Does it depend on a specific experimentation platform?
No. The principles work on Statsig, PostHog, GrowthBook, Optimizely, Amplitude, Eppo, and Kameleoon equally. The platform-comparison reference helps with choosing if the team has not picked one yet. For platform-specific MCP commands and example prompts, pair this skill with the matching /integrations/{platform} microsite.
What about Bayesian experiments?
The skill is platform- and methodology-agnostic for the discipline. Most of the principles (hypothesis discipline, MDE planning, what NOT to test, segments, interactions, decision-making) apply to Bayesian and frequentist experiments equally. The variance-estimation and sequential-testing sections lean frequentist because that is what most platforms ship; the experimentation-analytics skill (forthcoming) will cover Bayesian alternatives in depth.
Why does the skill say not to A/B test some things?

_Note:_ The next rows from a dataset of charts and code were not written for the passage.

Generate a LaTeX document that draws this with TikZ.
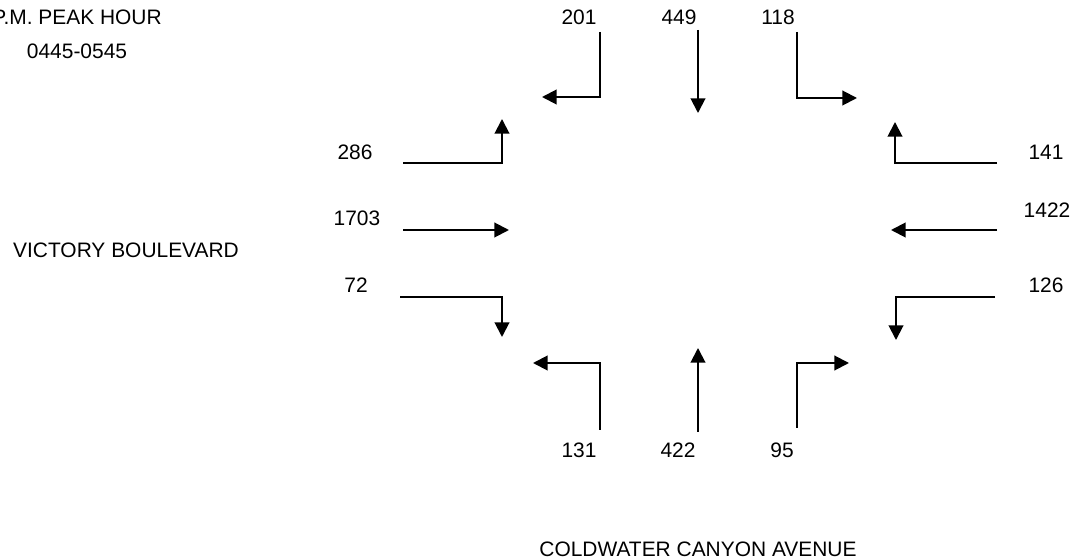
\documentclass[tikz,border=0pt]{standalone}
\usepackage{fontspec}
\setmainfont{Liberation Sans}
\usetikzlibrary{arrows.meta}
\tikzset{
  lbl/.style={inner sep=0pt, font=\fontsize{15.7}{19}\selectfont},
  mv/.style={line width=1.5pt, -{Triangle[length=11pt,width=11pt]}}
}
\begin{document}
\begin{tikzpicture}[x=0.75pt,y=-0.75pt]
\useasboundingbox (0,0) rectangle (1071,559);
% titles
\node[lbl] (t1) at (77,17) {P.M. PEAK HOUR};
\node[lbl] (t2) at (77,51) {0445-0545};
\node[lbl] (vb) at (126,250) {VICTORY BOULEVARD};
\node[lbl] (cc) at (698,549) {COLDWATER CANYON AVENUE};
% volume labels
\node[lbl] (n201) at (579,17) {201};
\node[lbl] (n449) at (679,17) {449};
\node[lbl] (n118) at (778,17) {118};
\node[lbl] (n286) at (355,152) {286};
\node[lbl] (n1703) at (357,218) {1703};
\node[lbl] (n72) at (356,285) {72};
\node[lbl] (n141) at (1046,152) {141};
\node[lbl] (n1422) at (1047,210) {1422};
\node[lbl] (n126) at (1046,285) {126};
\node[lbl] (n131) at (579,450) {131};
\node[lbl] (n422) at (678,450) {422};
\node[lbl] (n95) at (782,450) {95};
% coordinates
\coordinate (sbLs) at (600,32); \coordinate (sbLc) at (600,97); \coordinate (sbLe) at (542,97);
\coordinate (sbTs) at (698,30); \coordinate (sbTe) at (698,113);
\coordinate (sbRs) at (797,32); \coordinate (sbRc) at (797,98); \coordinate (sbRe) at (857,98);
\coordinate (ebLs) at (403,163); \coordinate (ebLc) at (502,163); \coordinate (ebLe) at (502,119);
\coordinate (ebTs) at (403,230); \coordinate (ebTe) at (509,230);
\coordinate (ebRs) at (400,297); \coordinate (ebRc) at (502,297); \coordinate (ebRe) at (502,337);
\coordinate (wbRs) at (997,163); \coordinate (wbRc) at (895,163); \coordinate (wbRe) at (895,122);
\coordinate (wbTs) at (997,230); \coordinate (wbTe) at (891,230);
\coordinate (wbLs) at (995,297); \coordinate (wbLc) at (896,297); \coordinate (wbLe) at (896,340);
\coordinate (nbLs) at (600,430); \coordinate (nbLc) at (600,363); \coordinate (nbLe) at (533,363);
\coordinate (nbTs) at (698,432); \coordinate (nbTe) at (698,348);
\coordinate (nbRs) at (797,428); \coordinate (nbRc) at (797,363); \coordinate (nbRe) at (849,363);
% movements
\draw[mv] (sbLs) -- (sbLc) -- (sbLe);
\draw[mv] (sbTs) -- (sbTe);
\draw[mv] (sbRs) -- (sbRc) -- (sbRe);
\draw[mv] (ebLs) -- (ebLc) -- (ebLe);
\draw[mv] (ebTs) -- (ebTe);
\draw[mv] (ebRs) -- (ebRc) -- (ebRe);
\draw[mv] (wbRs) -- (wbRc) -- (wbRe);
\draw[mv] (wbTs) -- (wbTe);
\draw[mv] (wbLs) -- (wbLc) -- (wbLe);
\draw[mv] (nbLs) -- (nbLc) -- (nbLe);
\draw[mv] (nbTs) -- (nbTe);
\draw[mv] (nbRs) -- (nbRc) -- (nbRe);
\end{tikzpicture}
\end{document}
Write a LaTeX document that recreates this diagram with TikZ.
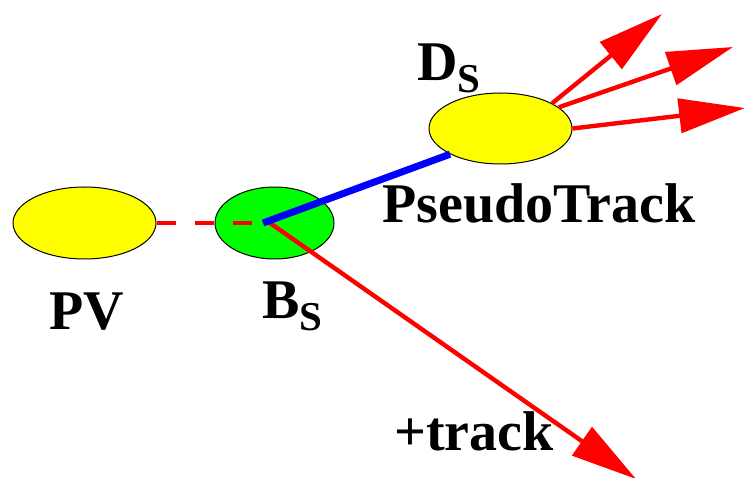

Some questions are not experiment-shaped. UX bugs, legal-required changes, brand strategy questions, decisions already committed to. Running tests on those is theater that erodes trust in the discipline. The skill names them explicitly so the team has a vocabulary for declining.
What is the inconclusive bucket about?
Most teams treat experiment results as binary: shipped or not. Reality is three buckets: clear win, clear loss, inconclusive. The inconclusive bucket is the most common and the hardest because the temptation is to ship anyway since the team has invested in the hypothesis. The skill defends the inconclusive bucket as a valid outcome and provides a structured path for resolving it.